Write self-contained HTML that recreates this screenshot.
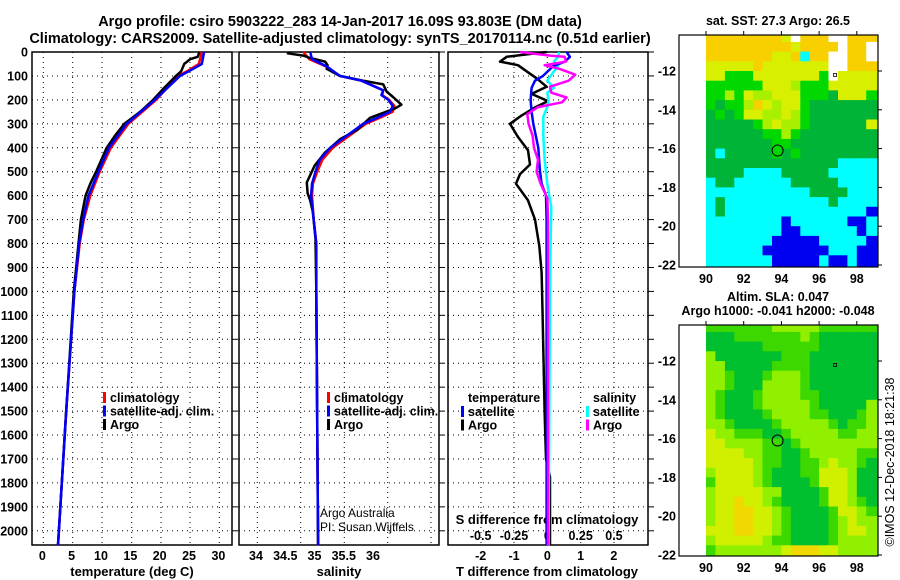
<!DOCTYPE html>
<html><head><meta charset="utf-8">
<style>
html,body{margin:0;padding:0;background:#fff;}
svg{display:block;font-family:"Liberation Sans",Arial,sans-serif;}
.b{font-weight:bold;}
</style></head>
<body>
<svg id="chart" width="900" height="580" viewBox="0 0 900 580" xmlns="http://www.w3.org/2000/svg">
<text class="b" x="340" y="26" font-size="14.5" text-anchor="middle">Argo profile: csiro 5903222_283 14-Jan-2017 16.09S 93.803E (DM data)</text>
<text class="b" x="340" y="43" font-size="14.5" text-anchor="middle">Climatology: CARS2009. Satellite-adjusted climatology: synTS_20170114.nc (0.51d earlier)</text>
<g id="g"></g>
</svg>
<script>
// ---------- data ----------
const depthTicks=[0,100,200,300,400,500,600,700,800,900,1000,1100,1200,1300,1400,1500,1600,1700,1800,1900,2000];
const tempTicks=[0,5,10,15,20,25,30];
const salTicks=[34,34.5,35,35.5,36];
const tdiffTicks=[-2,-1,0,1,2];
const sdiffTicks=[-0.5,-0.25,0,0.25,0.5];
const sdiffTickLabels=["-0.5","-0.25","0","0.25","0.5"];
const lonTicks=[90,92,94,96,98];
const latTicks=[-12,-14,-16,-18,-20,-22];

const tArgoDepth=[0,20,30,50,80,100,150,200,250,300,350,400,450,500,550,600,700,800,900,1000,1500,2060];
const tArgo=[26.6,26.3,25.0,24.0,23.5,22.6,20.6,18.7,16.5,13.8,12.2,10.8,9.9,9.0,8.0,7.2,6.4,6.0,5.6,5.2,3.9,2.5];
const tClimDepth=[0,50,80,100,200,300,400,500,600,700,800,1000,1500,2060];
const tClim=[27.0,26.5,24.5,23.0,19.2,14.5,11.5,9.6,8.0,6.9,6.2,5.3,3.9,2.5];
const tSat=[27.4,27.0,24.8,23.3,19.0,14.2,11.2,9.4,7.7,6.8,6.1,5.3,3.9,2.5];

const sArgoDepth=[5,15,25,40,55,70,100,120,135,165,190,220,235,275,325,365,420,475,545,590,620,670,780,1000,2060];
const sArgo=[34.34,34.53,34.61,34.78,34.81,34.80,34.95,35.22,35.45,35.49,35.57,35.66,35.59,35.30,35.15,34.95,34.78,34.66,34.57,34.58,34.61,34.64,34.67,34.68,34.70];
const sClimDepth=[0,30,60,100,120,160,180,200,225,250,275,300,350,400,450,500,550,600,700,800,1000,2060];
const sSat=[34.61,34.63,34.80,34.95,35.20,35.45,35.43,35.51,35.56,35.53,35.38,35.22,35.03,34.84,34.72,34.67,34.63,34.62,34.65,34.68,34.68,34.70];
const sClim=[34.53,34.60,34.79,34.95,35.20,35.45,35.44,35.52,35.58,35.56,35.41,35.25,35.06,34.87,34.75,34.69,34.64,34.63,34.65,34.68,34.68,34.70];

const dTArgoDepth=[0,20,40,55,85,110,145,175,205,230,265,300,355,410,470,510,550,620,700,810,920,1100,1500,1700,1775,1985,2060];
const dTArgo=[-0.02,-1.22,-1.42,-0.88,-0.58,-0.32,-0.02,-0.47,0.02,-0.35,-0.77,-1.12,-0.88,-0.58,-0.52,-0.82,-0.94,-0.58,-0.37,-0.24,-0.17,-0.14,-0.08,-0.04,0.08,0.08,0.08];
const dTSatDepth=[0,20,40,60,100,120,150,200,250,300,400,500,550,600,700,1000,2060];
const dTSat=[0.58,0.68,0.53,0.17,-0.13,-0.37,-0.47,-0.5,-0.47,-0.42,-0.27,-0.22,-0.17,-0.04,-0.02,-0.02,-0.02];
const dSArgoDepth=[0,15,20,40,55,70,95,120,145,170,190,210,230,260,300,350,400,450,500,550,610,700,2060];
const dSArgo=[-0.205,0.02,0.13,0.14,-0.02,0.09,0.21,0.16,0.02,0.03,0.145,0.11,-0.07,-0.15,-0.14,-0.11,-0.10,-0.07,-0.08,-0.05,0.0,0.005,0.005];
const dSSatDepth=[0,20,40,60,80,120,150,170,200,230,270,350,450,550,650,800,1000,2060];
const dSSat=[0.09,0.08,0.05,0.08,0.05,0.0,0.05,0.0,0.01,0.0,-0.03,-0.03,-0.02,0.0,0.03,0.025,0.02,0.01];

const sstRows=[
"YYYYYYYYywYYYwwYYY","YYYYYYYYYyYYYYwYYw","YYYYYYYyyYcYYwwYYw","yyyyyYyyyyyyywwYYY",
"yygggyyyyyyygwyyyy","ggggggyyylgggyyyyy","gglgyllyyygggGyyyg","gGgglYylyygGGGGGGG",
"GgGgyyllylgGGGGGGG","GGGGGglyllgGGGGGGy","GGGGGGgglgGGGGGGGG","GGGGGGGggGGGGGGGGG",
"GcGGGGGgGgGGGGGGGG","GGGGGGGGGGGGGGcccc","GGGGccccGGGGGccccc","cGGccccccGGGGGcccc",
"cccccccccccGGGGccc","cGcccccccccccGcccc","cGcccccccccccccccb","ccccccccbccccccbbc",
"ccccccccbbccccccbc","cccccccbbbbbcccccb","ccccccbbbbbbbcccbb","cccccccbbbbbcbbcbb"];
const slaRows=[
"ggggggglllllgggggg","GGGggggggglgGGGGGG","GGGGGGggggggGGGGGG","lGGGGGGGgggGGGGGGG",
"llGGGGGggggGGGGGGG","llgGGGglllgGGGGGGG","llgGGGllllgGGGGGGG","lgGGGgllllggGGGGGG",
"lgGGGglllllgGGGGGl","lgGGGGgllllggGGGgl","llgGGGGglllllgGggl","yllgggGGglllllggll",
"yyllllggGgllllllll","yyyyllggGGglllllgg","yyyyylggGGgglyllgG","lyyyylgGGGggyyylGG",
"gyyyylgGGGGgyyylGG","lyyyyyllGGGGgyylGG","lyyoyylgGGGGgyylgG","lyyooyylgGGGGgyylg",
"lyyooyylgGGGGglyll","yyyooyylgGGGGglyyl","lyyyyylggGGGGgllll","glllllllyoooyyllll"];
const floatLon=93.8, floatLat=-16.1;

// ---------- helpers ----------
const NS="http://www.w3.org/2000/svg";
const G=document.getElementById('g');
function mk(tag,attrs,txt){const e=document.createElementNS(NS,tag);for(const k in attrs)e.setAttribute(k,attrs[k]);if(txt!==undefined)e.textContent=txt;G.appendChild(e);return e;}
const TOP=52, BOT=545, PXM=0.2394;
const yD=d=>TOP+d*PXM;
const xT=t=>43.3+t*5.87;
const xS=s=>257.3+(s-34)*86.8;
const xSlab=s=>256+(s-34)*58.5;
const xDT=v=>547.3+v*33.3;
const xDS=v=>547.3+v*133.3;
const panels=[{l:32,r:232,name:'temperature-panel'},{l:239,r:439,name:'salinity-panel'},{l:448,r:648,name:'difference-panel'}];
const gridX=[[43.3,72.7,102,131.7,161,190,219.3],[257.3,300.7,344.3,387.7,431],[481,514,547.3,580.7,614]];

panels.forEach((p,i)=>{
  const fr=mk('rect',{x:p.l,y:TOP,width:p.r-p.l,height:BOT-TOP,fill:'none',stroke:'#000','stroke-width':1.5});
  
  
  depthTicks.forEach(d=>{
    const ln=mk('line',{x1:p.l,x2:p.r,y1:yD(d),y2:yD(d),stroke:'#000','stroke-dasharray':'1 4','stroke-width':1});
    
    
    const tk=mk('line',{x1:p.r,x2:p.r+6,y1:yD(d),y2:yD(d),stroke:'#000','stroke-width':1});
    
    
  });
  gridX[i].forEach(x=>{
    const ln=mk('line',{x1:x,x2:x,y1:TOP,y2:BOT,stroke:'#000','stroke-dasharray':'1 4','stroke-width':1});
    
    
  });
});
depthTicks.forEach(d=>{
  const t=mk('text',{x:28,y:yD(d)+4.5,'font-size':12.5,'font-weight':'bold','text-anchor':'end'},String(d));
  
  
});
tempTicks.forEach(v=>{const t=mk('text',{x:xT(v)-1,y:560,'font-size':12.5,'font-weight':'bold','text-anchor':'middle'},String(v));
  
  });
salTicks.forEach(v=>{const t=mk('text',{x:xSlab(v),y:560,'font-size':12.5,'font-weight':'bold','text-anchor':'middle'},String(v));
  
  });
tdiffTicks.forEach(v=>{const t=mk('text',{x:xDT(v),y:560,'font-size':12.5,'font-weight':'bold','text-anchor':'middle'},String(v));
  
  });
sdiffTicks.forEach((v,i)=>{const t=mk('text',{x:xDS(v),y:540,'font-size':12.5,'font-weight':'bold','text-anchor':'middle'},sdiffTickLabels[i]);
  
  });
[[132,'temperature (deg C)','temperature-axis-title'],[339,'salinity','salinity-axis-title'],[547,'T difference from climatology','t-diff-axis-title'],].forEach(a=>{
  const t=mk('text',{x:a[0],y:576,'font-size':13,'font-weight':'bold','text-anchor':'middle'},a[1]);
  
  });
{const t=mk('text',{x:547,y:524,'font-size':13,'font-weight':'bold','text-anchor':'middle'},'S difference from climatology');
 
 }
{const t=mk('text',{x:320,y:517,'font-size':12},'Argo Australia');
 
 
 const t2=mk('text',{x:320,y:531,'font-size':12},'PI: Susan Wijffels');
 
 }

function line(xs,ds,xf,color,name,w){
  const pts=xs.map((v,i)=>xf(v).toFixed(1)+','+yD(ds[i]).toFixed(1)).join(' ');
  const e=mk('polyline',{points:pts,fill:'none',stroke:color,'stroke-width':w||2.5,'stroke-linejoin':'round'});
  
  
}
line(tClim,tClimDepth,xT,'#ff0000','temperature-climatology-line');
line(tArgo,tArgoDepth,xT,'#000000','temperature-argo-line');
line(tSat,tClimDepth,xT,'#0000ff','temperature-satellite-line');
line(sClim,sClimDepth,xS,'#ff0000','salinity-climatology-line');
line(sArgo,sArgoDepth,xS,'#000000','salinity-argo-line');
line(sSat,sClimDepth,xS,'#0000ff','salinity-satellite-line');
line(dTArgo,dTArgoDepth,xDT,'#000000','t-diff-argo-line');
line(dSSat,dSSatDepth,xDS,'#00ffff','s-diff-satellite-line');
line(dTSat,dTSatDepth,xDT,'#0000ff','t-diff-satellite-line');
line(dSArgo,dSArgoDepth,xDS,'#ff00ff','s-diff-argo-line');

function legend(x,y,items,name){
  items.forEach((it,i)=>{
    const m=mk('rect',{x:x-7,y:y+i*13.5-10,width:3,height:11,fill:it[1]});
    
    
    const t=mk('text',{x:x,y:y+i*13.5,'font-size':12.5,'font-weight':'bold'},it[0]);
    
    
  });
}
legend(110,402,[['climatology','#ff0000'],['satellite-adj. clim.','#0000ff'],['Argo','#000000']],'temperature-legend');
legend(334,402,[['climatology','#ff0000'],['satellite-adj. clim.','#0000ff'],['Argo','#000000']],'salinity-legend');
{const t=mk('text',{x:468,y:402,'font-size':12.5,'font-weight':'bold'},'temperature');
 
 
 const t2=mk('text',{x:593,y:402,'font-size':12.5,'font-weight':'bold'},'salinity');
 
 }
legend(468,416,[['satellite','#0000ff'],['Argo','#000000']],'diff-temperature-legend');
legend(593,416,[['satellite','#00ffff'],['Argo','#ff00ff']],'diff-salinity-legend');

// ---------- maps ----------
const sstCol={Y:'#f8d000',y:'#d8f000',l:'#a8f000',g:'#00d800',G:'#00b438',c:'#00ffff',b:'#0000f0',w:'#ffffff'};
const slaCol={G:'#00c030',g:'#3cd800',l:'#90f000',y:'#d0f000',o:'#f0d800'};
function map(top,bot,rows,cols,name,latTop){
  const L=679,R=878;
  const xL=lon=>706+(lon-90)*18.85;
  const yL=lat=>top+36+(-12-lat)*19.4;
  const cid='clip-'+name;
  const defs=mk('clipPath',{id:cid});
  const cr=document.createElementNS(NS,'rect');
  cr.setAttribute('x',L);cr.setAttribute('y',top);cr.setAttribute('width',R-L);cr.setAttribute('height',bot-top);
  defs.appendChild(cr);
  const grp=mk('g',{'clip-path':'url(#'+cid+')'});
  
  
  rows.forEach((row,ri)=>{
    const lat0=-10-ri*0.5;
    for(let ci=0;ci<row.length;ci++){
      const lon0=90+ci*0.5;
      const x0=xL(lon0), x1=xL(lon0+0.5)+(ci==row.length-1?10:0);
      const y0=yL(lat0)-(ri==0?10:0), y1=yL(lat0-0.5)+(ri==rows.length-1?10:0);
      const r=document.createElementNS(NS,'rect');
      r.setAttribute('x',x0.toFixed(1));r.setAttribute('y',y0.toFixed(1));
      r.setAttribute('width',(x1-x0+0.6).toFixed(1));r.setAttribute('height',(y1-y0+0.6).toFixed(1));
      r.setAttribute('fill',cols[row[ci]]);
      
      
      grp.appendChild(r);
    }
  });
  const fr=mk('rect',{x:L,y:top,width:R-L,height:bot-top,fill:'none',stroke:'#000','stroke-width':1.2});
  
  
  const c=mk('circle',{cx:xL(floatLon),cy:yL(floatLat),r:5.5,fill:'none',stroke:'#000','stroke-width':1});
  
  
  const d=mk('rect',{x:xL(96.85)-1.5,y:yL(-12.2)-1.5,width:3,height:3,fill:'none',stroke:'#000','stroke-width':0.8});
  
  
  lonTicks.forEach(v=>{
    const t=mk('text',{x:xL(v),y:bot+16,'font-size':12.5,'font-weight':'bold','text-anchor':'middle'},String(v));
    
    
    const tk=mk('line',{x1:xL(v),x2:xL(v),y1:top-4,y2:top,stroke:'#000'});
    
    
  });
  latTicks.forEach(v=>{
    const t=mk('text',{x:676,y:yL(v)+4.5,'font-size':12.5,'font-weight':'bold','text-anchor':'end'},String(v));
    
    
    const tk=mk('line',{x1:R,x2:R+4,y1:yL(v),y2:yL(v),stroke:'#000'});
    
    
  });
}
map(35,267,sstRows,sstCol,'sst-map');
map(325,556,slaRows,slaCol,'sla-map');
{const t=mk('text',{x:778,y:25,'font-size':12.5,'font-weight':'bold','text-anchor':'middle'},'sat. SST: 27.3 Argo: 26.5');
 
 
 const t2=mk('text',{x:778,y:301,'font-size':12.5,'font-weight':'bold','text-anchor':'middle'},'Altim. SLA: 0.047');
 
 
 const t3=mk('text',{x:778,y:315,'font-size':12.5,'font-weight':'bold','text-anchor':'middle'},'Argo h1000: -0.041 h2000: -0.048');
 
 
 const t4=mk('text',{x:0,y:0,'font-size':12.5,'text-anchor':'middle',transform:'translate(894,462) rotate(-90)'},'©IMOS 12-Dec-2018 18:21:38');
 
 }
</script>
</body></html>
----
In the data above, please extract the lines from the first one through the line with "const latTicks=[-12,-14,-16,-18,-20,-22];", exactly, and keep pictures out.

Write self-contained HTML that recreates this screenshot.
<!DOCTYPE html>
<html><head><meta charset="utf-8">
<style>
html,body{margin:0;padding:0;background:#fff;}
svg{display:block;font-family:"Liberation Sans",Arial,sans-serif;}
.b{font-weight:bold;}
</style></head>
<body>
<svg id="chart" width="900" height="580" viewBox="0 0 900 580" xmlns="http://www.w3.org/2000/svg">
<text class="b" x="340" y="26" font-size="14.5" text-anchor="middle">Argo profile: csiro 5903222_283 14-Jan-2017 16.09S 93.803E (DM data)</text>
<text class="b" x="340" y="43" font-size="14.5" text-anchor="middle">Climatology: CARS2009. Satellite-adjusted climatology: synTS_20170114.nc (0.51d earlier)</text>
<g id="g"></g>
</svg>
<script>
// ---------- data ----------
const depthTicks=[0,100,200,300,400,500,600,700,800,900,1000,1100,1200,1300,1400,1500,1600,1700,1800,1900,2000];
const tempTicks=[0,5,10,15,20,25,30];
const salTicks=[34,34.5,35,35.5,36];
const tdiffTicks=[-2,-1,0,1,2];
const sdiffTicks=[-0.5,-0.25,0,0.25,0.5];
const sdiffTickLabels=["-0.5","-0.25","0","0.25","0.5"];
const lonTicks=[90,92,94,96,98];
const latTicks=[-12,-14,-16,-18,-20,-22];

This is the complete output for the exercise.